§ **WHAT TO DO**
Output, word for word, every line from the start of the listing down to and including the line that contains "Bar, XAxis, YAxis"; include nothing else.

§ **PROVIDED DATA**
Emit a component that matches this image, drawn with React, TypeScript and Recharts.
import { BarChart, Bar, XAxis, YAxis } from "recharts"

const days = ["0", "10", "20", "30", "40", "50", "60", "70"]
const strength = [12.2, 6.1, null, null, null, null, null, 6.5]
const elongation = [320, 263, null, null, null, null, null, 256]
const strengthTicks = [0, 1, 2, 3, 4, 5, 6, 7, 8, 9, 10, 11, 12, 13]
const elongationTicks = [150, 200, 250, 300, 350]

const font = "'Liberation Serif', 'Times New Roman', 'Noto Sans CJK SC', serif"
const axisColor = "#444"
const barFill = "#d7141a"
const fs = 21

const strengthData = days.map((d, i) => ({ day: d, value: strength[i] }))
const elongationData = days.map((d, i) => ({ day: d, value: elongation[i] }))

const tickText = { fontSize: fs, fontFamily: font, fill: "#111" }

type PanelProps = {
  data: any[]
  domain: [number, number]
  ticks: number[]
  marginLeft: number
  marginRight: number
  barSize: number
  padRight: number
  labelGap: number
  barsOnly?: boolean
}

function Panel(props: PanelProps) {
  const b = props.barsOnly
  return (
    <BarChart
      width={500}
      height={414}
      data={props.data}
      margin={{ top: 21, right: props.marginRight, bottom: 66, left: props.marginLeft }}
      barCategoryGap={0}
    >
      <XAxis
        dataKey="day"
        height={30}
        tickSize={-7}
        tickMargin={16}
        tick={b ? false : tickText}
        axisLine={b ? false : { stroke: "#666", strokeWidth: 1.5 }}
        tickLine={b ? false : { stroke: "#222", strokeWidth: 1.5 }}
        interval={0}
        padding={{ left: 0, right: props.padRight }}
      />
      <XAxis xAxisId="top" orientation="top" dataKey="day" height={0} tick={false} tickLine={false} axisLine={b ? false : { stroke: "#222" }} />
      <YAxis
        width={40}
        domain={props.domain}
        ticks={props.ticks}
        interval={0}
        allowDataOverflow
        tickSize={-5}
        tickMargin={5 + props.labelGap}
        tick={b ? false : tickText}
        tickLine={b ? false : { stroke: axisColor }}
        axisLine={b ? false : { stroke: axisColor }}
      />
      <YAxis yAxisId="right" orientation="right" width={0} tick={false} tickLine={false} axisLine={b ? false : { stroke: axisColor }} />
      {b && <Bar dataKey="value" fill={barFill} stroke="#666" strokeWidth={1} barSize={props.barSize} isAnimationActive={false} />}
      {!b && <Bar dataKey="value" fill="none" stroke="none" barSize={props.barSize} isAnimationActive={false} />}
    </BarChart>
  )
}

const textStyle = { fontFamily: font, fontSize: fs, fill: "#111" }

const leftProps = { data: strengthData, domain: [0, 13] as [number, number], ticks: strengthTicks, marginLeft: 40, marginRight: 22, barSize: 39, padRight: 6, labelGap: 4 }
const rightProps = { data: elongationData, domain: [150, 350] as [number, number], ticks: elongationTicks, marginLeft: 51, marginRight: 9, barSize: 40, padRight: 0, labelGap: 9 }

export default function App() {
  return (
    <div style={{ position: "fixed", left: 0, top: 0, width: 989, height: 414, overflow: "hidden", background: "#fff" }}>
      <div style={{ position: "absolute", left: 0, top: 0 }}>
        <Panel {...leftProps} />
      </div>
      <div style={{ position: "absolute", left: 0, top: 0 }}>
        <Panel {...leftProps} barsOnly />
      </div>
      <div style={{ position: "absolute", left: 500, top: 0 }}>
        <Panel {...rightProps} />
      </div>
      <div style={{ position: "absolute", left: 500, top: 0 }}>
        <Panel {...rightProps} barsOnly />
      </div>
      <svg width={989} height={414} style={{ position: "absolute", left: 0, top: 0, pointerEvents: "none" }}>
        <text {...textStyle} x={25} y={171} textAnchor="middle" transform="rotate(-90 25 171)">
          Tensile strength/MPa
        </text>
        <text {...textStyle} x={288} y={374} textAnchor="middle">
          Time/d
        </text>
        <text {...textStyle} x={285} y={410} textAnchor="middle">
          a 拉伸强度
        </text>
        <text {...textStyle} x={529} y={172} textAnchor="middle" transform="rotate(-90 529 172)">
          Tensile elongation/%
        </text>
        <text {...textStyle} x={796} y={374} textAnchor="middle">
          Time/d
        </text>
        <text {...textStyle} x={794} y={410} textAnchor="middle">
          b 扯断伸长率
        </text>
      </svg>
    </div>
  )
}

§ **PROBLEM SOLUTION**
Emit a component that matches this image, drawn with React, TypeScript and Recharts.
import { BarChart, Bar, XAxis, YAxis } from "recharts"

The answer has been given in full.